**Exercise objective**:
Write each line of the material exactly as given, from the top through the line that contains "end_month = '2025-12-31'", and omit all pictures.

┌─ Data provided

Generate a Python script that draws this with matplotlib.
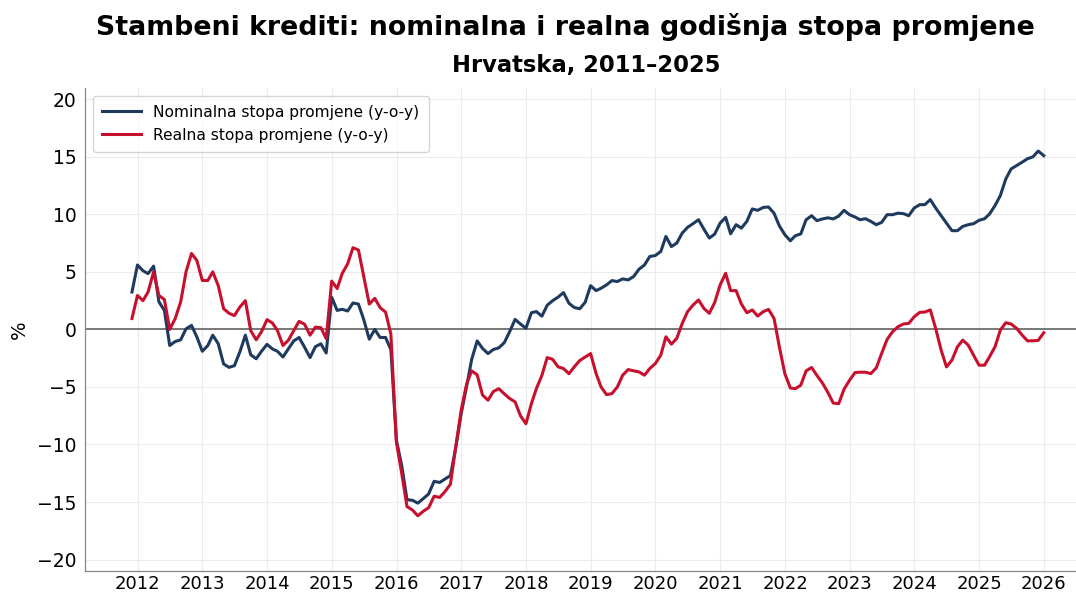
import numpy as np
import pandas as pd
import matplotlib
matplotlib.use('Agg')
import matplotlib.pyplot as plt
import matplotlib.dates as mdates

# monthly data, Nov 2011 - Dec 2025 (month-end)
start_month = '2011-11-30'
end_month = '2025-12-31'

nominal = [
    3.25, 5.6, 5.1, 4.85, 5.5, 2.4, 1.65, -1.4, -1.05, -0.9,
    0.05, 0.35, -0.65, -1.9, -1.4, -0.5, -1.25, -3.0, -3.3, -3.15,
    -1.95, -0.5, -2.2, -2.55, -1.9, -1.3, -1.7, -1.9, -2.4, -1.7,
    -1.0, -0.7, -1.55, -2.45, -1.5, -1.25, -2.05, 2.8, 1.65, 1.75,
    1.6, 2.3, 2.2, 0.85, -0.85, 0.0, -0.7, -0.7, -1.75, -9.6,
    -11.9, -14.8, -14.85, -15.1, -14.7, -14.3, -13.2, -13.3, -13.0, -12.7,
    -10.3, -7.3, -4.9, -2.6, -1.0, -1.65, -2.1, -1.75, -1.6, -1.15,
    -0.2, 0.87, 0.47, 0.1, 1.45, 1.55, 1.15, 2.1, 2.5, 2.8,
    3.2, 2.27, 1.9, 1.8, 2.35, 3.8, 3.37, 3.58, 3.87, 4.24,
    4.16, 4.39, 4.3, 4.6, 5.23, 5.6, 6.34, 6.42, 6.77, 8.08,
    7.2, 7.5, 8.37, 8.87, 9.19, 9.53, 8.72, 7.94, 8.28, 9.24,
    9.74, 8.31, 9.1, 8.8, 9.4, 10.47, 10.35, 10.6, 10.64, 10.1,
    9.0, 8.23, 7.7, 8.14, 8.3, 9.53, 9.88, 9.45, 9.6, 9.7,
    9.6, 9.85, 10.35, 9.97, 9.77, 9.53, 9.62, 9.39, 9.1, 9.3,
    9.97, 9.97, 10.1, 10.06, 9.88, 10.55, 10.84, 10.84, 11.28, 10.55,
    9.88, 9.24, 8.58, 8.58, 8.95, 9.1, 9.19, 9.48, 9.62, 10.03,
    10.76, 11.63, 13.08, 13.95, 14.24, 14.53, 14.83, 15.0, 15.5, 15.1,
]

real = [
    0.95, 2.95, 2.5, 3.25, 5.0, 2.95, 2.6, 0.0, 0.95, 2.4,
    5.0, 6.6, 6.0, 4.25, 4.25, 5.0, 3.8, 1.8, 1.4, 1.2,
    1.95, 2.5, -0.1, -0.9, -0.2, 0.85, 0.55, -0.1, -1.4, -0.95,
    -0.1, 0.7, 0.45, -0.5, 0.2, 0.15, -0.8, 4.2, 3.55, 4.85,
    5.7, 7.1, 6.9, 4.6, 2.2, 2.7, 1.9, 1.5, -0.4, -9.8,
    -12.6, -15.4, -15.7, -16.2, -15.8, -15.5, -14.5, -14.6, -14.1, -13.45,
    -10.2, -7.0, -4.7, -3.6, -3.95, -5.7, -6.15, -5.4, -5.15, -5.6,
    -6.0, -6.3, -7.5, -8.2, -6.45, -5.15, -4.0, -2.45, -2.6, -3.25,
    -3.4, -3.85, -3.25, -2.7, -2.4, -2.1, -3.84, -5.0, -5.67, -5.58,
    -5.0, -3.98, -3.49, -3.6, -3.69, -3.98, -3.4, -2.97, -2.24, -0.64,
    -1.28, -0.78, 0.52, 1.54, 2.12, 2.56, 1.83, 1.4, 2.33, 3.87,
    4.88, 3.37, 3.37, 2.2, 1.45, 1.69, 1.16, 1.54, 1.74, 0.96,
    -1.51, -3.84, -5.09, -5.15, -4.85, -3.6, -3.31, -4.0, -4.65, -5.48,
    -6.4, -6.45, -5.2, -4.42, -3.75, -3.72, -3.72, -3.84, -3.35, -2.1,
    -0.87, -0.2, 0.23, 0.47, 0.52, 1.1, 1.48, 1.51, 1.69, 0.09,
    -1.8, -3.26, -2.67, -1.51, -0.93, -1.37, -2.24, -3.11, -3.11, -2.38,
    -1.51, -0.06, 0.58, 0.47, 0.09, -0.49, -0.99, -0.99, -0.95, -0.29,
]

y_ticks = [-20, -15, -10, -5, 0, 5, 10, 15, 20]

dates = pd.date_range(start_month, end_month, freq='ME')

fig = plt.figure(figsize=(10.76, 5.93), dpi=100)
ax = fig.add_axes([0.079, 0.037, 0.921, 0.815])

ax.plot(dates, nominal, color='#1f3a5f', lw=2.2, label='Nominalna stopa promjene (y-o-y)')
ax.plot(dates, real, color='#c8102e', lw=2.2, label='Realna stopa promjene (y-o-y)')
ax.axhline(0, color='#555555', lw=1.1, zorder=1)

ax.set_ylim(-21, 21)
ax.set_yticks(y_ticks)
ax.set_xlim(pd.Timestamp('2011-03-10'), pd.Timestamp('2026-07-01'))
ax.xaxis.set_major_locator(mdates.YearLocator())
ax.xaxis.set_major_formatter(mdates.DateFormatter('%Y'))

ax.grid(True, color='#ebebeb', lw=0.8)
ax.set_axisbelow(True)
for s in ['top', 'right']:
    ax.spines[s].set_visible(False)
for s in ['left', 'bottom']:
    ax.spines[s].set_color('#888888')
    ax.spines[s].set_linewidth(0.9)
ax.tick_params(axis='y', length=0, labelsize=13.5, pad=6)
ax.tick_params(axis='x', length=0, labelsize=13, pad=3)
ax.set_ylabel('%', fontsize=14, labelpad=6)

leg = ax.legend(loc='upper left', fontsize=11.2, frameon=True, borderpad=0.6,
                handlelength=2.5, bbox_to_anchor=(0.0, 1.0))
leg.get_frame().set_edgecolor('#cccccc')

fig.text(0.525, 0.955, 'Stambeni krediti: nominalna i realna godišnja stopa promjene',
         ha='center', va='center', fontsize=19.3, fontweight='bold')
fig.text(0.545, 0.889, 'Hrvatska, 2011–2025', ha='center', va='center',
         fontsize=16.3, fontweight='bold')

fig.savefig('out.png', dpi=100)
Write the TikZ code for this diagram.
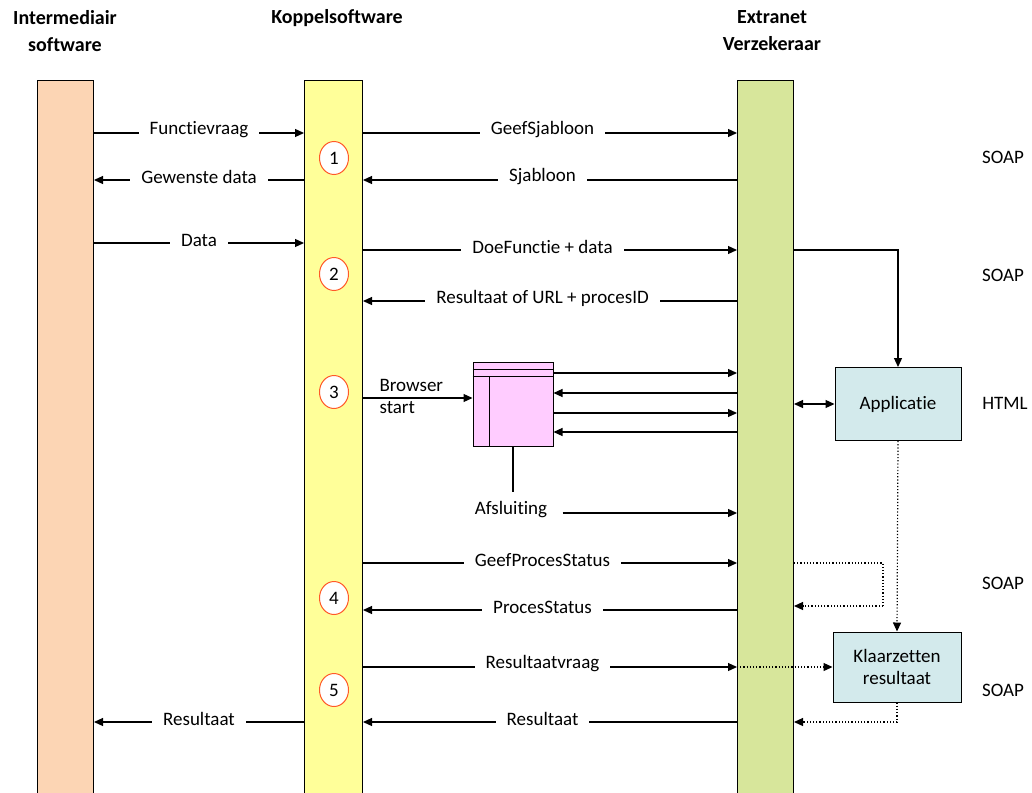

└─

**Completed task**:
Generate a Python script that draws this with matplotlib.
import numpy as np
import pandas as pd
import matplotlib
matplotlib.use('Agg')
import matplotlib.pyplot as plt
import matplotlib.dates as mdates

# monthly data, Nov 2011 - Dec 2025 (month-end)
start_month = '2011-11-30'
end_month = '2025-12-31'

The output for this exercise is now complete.